Bookmark and ShareJosh Ryan-Collins is a researcher in the Business, Finance and Economics team at nef.

And yet another group of big business chief executives have signed up to the Conservatives’ policy to reverse Labour’s proposed 1% increase in National Insurance. Should anyone really be surprised that businesses would rather not have to contribute to reducing the public deficit? No, the interesting thing about this media furore is how few alternative suggestions are being promoted by any of the major parties in the run up to the election. The tax debate remains stuck in the ‘old economics’.

Critics of Labour’s policy are right that it is a tax on labour or ‘jobs’. But what is less clear is that government ‘efficiency savings’ are not equally a tax on jobs in the public sector. Anyone who thinks public agencies can achieve the kind of cuts the Conservatives are proposing without major redundancies is living in cloud cuckoo land. And given there are proportionately many more jobs in the public sector in the poorer areas of the UK one could also argue that cutting public sector budgets is more regressive than taxing business.

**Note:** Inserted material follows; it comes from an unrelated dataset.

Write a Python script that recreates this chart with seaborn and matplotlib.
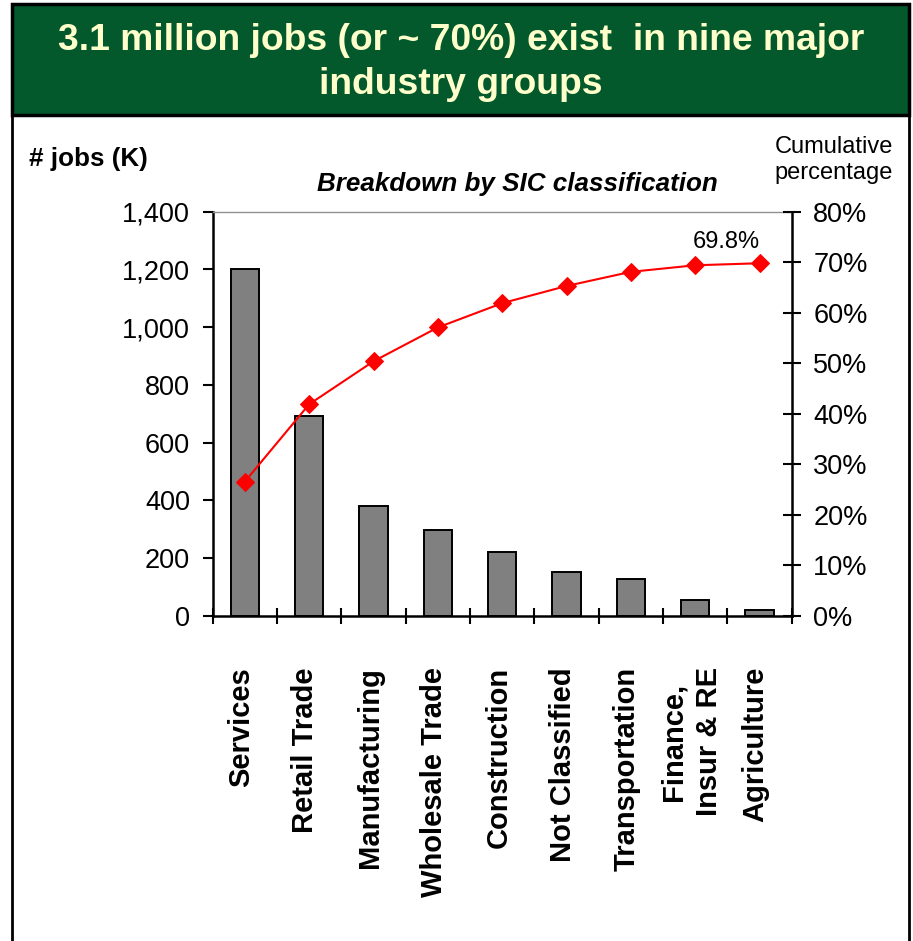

But it doesn’t have to be a zero-sum game. The ‘new economics’ is about replacing taxes on what we do want – productive jobs, investment in high quality public services – with taxes on what we don’t want.

And everyone’s pretty clear on what we don’t want. We don’t want fossil-fuel intensive production or transport. We don’t want another housing boom. We don’t want massive windfall profits for energy suppliers because its been a cold winter. We don’t want huge bonuses for bankers who have made speculative short-term profits by playing with our pensions or retail deposits.

If we tax these areas we not only raise revenue to meet the budget deficit, but we also steer our economy in the right direction and provide incentives for more productive investment. A land value tax, for example, would act as automatic brake on speculative booms in the housing market and might encourage us to invest our savings in industry rather than non-productive property. A carbon tax or rationing system would incentivise investment in renewable energy schemes and encourage more sustainable consumption. A financial transaction tax (FTT) would slow down and shrink the ‘socially useless’ finance sector.

Plus, these schemes would also be progressive, a land tax stopping the widening wealth gap between home owners and tenants, a carbon tax redistributing from rich to poor in most cases (as demonstrated in the recent report by the Green Fiscal Commission) and an FTT would bring city pay back down to earth.

This is not rocket science. And its not simply a call for more ‘green taxes’, although even that seems to have dropped off the political radar. It’s a call for a taxation system that promotes ‘economic goods’ and punishes ‘economic bads’. A new economics of tax can be win-win for the economy, society and the environment as well as improving the public finances. Lets hope the party (or parties) that come in to power in May feel able to turn over a new leaf in the tax debate.